What is required:
Show every line where "this" occurs.

>> BEGIN Given entries

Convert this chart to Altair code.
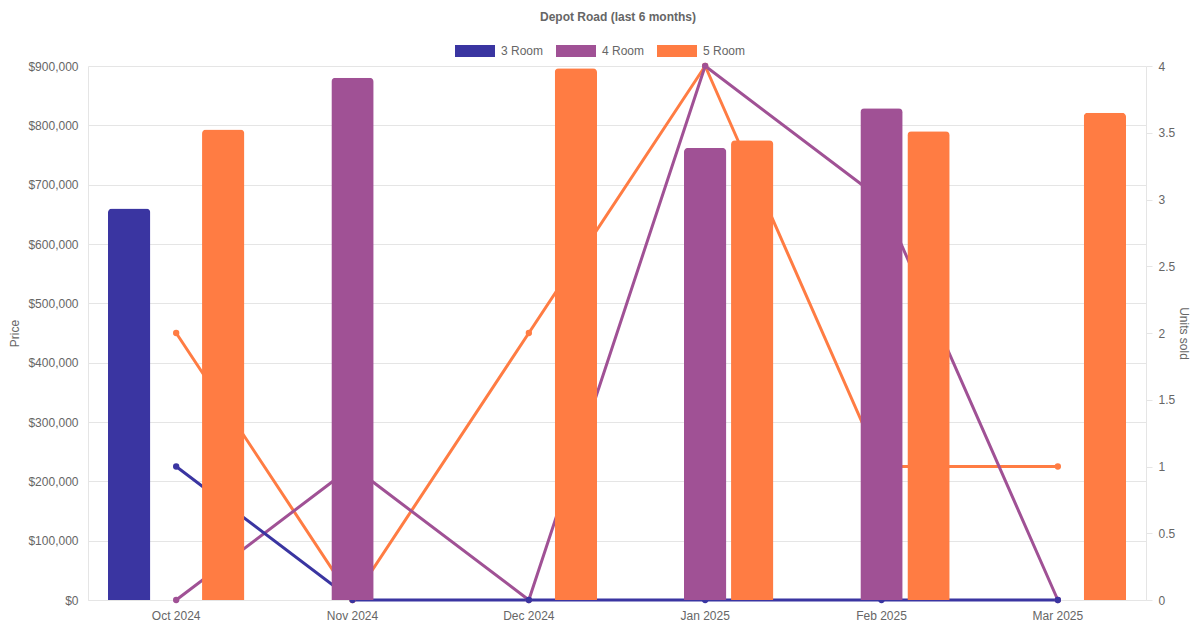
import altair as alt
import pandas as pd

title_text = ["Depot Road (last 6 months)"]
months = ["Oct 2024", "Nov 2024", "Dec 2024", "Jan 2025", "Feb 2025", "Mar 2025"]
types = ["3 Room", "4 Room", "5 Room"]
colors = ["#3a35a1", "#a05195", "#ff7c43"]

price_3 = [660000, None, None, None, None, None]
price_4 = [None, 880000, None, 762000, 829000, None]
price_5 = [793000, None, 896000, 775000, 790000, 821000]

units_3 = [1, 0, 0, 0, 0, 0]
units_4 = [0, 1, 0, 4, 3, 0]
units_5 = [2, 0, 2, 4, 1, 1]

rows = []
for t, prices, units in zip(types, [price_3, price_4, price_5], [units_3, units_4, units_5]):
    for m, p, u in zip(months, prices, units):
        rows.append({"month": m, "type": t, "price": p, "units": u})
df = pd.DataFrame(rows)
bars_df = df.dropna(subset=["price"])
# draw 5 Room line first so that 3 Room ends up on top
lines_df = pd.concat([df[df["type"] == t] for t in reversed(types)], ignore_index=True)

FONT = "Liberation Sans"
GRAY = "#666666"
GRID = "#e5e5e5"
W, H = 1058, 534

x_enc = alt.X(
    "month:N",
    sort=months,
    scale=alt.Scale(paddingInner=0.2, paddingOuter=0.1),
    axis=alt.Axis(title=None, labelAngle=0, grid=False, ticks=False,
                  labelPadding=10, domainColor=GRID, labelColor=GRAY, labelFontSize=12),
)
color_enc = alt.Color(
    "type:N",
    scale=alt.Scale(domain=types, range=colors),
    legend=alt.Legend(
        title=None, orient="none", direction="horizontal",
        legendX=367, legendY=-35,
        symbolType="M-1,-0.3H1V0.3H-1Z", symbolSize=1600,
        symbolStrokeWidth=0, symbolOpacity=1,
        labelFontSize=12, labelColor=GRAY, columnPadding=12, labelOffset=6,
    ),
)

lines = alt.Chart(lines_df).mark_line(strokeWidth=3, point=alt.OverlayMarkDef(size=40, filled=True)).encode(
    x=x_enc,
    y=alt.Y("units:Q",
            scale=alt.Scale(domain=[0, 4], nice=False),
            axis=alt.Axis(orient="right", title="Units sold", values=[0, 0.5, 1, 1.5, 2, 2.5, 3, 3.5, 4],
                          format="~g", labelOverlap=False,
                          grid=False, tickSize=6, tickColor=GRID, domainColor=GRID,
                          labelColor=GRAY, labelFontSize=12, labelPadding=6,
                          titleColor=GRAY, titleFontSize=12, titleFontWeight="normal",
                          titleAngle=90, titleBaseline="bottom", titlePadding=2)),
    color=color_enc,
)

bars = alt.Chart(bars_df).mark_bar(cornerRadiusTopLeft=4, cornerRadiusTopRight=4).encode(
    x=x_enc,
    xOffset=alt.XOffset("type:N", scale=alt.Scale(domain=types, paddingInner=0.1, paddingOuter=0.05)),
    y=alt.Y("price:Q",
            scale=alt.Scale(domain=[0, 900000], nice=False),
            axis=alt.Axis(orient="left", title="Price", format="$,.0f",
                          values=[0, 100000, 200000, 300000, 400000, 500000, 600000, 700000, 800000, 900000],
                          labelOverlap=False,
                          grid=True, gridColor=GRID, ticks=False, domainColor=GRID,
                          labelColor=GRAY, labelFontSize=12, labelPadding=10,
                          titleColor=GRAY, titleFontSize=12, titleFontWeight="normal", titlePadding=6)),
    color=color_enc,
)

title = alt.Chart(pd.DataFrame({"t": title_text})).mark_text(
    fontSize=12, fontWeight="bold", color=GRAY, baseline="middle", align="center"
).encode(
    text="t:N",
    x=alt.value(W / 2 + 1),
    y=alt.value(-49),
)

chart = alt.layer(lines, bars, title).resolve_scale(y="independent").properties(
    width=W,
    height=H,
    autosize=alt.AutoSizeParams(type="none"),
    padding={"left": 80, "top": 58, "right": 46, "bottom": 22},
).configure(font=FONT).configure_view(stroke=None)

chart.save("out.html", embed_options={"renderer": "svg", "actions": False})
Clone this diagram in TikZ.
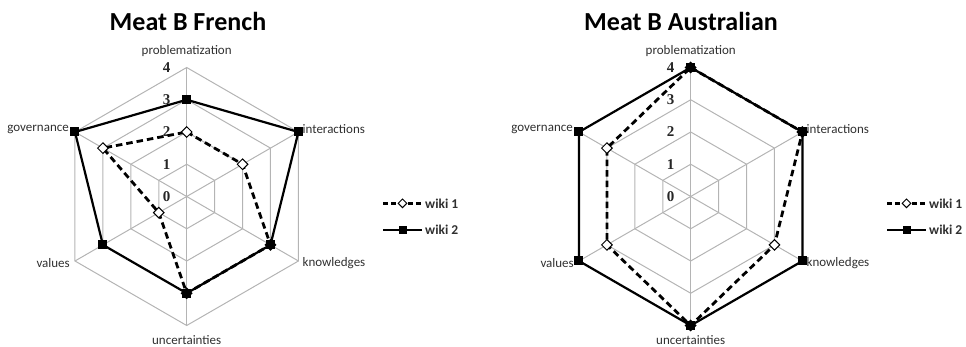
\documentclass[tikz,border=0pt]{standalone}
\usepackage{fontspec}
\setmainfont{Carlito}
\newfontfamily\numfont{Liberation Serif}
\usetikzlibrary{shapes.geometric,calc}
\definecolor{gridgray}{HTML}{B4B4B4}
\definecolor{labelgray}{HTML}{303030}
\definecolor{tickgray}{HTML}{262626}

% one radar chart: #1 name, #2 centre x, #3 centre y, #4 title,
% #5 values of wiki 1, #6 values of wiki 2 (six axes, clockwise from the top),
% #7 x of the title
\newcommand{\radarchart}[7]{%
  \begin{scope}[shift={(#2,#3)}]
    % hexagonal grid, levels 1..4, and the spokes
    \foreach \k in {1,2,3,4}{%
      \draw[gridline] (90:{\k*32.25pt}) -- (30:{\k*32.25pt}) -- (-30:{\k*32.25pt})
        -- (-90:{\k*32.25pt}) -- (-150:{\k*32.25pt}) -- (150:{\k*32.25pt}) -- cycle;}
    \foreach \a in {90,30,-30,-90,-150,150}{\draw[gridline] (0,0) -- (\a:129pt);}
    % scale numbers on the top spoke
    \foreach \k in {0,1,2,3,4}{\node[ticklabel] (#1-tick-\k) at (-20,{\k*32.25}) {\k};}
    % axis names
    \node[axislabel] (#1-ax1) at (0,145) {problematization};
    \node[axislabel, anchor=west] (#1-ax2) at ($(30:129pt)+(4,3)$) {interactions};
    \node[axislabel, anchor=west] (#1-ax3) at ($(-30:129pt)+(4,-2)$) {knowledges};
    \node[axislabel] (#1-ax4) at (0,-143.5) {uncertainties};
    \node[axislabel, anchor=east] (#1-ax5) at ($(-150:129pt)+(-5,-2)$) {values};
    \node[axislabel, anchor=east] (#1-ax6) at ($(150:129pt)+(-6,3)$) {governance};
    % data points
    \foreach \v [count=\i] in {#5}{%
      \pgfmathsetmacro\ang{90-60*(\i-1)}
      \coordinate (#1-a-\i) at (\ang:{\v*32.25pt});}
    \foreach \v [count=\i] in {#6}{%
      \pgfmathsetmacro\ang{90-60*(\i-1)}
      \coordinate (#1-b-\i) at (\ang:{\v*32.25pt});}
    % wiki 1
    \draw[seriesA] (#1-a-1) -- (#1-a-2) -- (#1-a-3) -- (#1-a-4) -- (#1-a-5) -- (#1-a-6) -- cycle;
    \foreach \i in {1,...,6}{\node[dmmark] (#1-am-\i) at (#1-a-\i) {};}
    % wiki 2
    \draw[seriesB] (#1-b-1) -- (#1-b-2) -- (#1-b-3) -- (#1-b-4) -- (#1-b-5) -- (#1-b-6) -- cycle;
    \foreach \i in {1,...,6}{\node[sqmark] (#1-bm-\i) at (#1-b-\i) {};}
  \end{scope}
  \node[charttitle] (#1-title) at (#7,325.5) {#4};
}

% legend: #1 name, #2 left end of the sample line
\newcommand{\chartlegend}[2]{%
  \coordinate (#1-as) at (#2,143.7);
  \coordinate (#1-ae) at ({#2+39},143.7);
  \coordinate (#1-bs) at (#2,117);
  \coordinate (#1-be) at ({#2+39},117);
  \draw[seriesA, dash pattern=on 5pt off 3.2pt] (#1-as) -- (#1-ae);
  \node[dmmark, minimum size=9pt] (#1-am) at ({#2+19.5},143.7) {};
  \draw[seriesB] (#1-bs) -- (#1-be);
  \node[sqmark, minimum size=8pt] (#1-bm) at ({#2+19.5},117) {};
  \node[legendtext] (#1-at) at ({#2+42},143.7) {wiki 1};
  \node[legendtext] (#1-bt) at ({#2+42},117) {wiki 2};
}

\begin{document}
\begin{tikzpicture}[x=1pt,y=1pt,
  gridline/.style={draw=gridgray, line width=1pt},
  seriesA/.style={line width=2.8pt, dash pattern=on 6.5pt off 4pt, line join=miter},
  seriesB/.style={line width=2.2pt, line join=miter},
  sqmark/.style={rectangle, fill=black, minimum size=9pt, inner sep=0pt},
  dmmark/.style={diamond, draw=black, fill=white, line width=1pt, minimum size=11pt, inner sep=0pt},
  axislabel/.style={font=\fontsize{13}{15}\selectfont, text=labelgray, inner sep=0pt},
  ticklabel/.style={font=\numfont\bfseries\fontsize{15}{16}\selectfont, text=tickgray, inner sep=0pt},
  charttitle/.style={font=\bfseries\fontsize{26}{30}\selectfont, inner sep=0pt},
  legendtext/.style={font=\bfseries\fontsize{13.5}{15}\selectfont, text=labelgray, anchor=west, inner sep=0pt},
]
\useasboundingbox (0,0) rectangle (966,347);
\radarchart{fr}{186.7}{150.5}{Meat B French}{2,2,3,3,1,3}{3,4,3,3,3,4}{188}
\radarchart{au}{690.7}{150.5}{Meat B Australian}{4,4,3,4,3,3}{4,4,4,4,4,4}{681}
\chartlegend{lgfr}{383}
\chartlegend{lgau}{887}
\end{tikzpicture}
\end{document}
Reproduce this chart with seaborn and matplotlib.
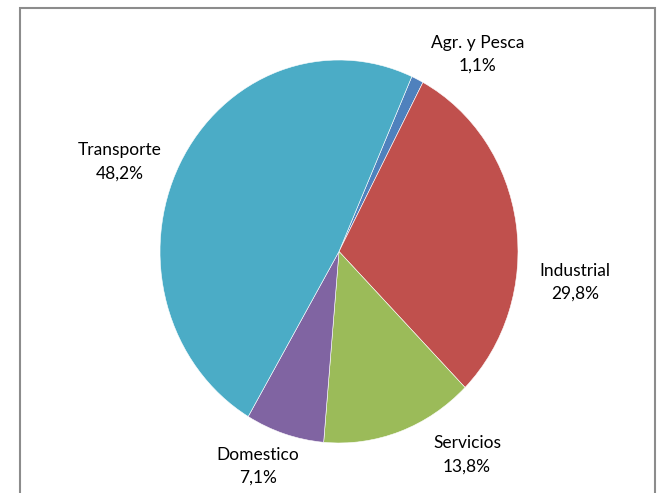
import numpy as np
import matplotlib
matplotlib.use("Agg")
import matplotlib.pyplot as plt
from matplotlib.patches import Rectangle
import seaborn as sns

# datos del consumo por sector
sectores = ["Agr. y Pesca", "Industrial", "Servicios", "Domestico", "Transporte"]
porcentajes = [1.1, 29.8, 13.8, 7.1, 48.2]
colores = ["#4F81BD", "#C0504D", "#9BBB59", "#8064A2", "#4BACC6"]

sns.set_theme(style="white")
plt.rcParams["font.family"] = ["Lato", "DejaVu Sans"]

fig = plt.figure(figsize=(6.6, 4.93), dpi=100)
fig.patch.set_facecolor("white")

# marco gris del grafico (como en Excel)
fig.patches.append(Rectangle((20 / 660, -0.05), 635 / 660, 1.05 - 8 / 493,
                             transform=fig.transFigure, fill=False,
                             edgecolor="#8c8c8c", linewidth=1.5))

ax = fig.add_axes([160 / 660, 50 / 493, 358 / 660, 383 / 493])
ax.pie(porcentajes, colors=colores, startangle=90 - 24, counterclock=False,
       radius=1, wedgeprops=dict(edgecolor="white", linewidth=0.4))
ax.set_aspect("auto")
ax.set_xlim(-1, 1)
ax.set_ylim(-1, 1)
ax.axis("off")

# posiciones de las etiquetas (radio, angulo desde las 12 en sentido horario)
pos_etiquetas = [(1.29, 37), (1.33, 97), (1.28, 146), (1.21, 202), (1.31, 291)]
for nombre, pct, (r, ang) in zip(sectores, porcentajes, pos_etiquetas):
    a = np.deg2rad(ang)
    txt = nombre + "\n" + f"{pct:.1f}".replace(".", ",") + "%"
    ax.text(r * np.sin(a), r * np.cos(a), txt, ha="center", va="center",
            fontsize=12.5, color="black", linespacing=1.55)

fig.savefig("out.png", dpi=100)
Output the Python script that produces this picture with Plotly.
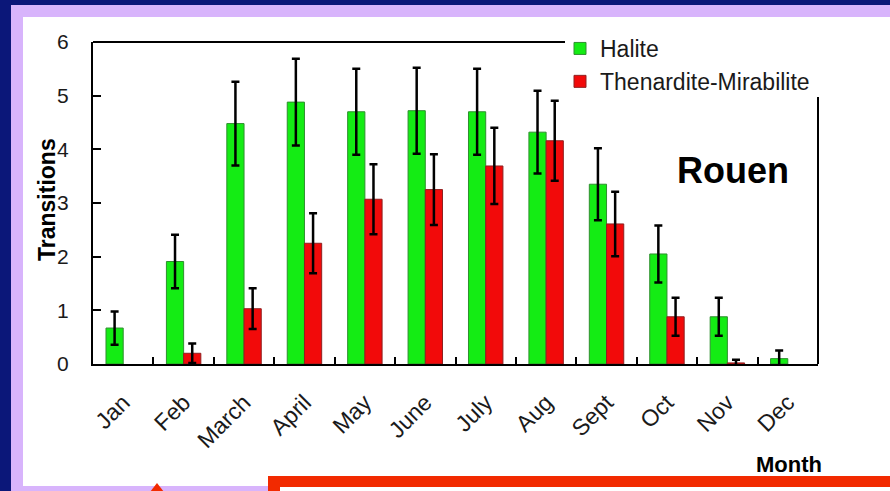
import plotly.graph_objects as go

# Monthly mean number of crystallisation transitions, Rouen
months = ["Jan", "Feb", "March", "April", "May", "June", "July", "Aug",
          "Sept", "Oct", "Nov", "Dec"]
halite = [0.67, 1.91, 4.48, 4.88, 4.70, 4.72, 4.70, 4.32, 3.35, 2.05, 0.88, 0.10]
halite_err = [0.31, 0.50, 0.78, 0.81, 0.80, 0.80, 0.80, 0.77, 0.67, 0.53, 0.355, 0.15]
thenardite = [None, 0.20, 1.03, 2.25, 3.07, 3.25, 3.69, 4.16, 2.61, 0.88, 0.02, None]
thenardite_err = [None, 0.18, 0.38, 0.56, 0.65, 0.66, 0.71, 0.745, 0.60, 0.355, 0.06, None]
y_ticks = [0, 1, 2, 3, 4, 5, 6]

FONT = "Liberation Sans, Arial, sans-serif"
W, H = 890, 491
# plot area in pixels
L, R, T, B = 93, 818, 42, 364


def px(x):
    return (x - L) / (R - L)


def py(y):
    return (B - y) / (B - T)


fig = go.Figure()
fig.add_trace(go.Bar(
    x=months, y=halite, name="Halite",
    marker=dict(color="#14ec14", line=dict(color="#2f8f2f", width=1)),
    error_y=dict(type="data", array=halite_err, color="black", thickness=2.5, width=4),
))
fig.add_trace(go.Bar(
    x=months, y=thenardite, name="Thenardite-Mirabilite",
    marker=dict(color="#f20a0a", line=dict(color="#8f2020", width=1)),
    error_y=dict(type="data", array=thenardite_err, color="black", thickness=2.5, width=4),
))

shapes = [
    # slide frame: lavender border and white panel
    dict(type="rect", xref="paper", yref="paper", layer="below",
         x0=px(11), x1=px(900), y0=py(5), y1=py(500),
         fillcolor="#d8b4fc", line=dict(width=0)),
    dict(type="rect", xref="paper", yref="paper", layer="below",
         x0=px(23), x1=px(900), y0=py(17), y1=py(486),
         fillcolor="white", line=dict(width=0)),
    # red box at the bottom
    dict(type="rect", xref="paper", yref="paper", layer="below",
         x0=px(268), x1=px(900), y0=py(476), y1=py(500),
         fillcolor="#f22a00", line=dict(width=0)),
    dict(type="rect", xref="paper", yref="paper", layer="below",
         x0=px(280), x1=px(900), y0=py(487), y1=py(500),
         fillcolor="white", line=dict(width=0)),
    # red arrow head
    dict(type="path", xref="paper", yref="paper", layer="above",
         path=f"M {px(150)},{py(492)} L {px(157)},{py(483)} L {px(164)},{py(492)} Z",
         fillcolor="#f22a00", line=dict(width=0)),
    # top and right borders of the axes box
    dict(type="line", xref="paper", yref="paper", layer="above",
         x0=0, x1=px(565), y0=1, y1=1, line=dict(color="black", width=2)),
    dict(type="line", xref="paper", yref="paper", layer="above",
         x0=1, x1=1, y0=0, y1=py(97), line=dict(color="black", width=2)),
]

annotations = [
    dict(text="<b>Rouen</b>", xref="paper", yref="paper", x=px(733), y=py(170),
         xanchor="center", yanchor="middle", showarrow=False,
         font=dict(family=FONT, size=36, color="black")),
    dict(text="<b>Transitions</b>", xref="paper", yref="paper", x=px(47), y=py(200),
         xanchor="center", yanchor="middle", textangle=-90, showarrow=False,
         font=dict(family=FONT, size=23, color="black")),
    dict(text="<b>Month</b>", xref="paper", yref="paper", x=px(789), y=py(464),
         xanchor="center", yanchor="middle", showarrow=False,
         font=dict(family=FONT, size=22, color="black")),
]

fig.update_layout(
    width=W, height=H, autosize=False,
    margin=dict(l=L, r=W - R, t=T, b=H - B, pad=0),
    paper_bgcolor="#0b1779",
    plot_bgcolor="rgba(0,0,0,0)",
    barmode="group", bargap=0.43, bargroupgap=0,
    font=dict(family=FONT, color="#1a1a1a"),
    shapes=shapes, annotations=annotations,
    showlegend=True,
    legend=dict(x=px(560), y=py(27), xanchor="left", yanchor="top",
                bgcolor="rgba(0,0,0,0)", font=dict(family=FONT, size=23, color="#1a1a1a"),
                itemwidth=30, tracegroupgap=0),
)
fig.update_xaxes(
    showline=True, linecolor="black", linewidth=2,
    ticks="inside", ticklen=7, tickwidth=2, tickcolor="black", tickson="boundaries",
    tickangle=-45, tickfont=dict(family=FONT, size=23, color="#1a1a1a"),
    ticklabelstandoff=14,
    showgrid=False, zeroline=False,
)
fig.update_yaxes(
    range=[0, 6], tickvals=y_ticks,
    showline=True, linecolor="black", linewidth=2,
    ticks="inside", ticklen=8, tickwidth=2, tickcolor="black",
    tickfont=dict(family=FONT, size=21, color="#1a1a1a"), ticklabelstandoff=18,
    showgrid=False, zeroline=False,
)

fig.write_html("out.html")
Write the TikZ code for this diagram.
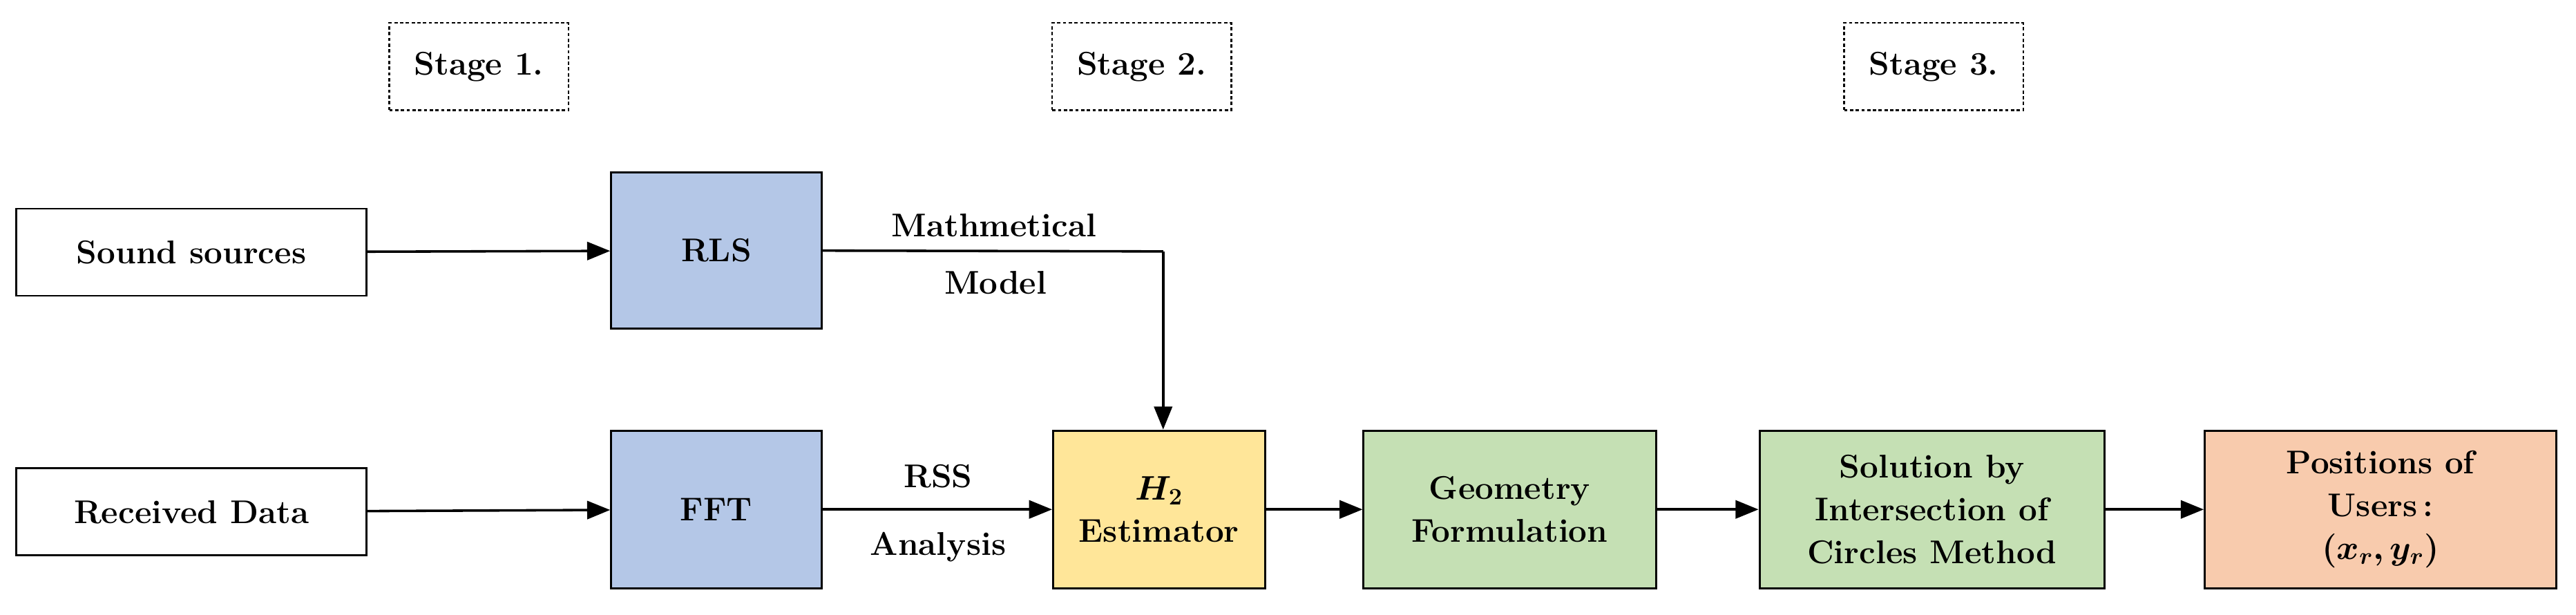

>> END Given entries

Solution:
Convert this chart to Altair code.
Clone this diagram in TikZ.
Reproduce this chart with seaborn and matplotlib.
Output the Python script that produces this picture with Plotly.
Write the TikZ code for this diagram.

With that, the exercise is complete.